Stress Free Weddings- The Smart Bride's Guide to Destressing While Planning Your Wedding

Every girl dreams of having the perfect wedding. From childhood we are bombarded with images of perfection in glamorous celebrity weddings whose unlimited budgets are reflected in the designer gowns, lavish jewelry, tremendous guest counts, and a sumptuous buffet. Take Lady Diana Spencer's wedding to the Prince of Wales in 1981. During the so-called wedding of the century, she wore a designer dress with a long train that cascaded down the aisle of Westminster Abbey. It seemed to us like a fairy tale come true- a princess has finally found her prince. The wedding of Prince William and Catherine Middleton in April 2011 rivaled any story book wedding the world has ever seen, and with another royal wedding in the making, there is much speculation about the grandeur to come.

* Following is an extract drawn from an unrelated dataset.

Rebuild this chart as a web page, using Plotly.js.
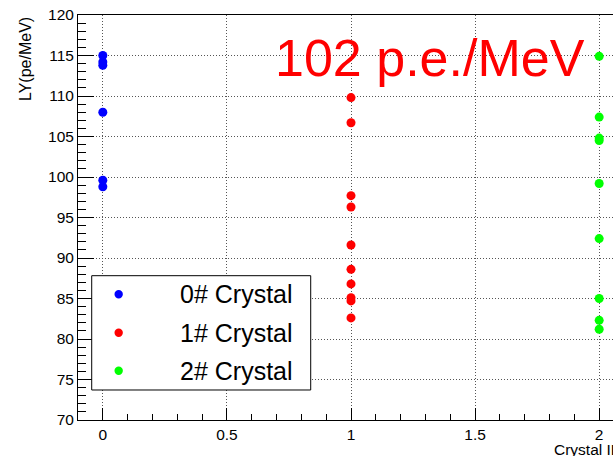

And so from these images we begin building our own vision of the perfect wedding. Whether large or small, we visualize every detail of this fantastic event, from the exact shade of white for the gown to the particular flavor of cake we want for the dessert course. For some women, the need to make everything about the day perfect has turned many a lovely bride into the dreaded Bridezilla. What fuels the rage of Bridezilla?  Stress.

Planning a wedding, especially large ones, can be difficult. Many brides also have to contend with meddling family members, budget constraints and time pressure along with the usual demands of daily life such as a job or children. For some, the stress manifests in psychological or physical ways. A stressed bride can be susceptible to mood swings, hysteria and irrational behavior which begins to affect the other parts of her life. But it is possible to have a stress-free wedding. by following these tips:

Stop obsessing over the little details. In their quest to plan the perfect wedding, many brides forget that it’s the ceremony itself that's important, not the trimmings. There's no need to get into debt to create the perfect wedding. Spend your money where it counts. Money is one of the most powerful stress triggers, but careful spending will go a long way in easing your worries. Remember that some things in life really are free.

Compromise. Remember that you can't do it alone and that you don't have the monopoly on good ideas. Be open for suggestions. Ask your groom if he has any special requests that can be incorporated to the ceremony. Trust the experts your hire. Chances are this isn’t their wedding and they will be able to make good recommendations.

Delegate. Set expectations with your Wedding Planner so you’ll know what tasks they will handle. If you have family members that want to be involved, try setting a specific task to each family members and the bridal party and let them know that you appreciate their help. Deal with these people firmly and with diplomacy and make sure that they understand that you and your groom have the final say in all matters pertaining to the wedding. 

Get organized. It pays to do a little research before purchasing a service or item for the wedding. Try attending a Bridal Show or similar events for more inspiration. Keep a notebook and calendar for matters pertaining to the wedding, detailing what has been done and what else needs to be done.

Take time off from the wedding frenzy. Go away for the weekend with your groom, or treat your self to a spa date with your friends. Do what helps you to relax and during that time, avoid discussing or even thinking of your wedding plans. Stepping back helps you regain a new perspective on the matter and lessens your level of stress.

Let it go. There are just some things we can't control, like the weather. Focus on what you can control, and maintain a sense of humor. Laughing greatly increases your body's release of endorphins, engendering a sense of wellbeing and decreasing stress levels.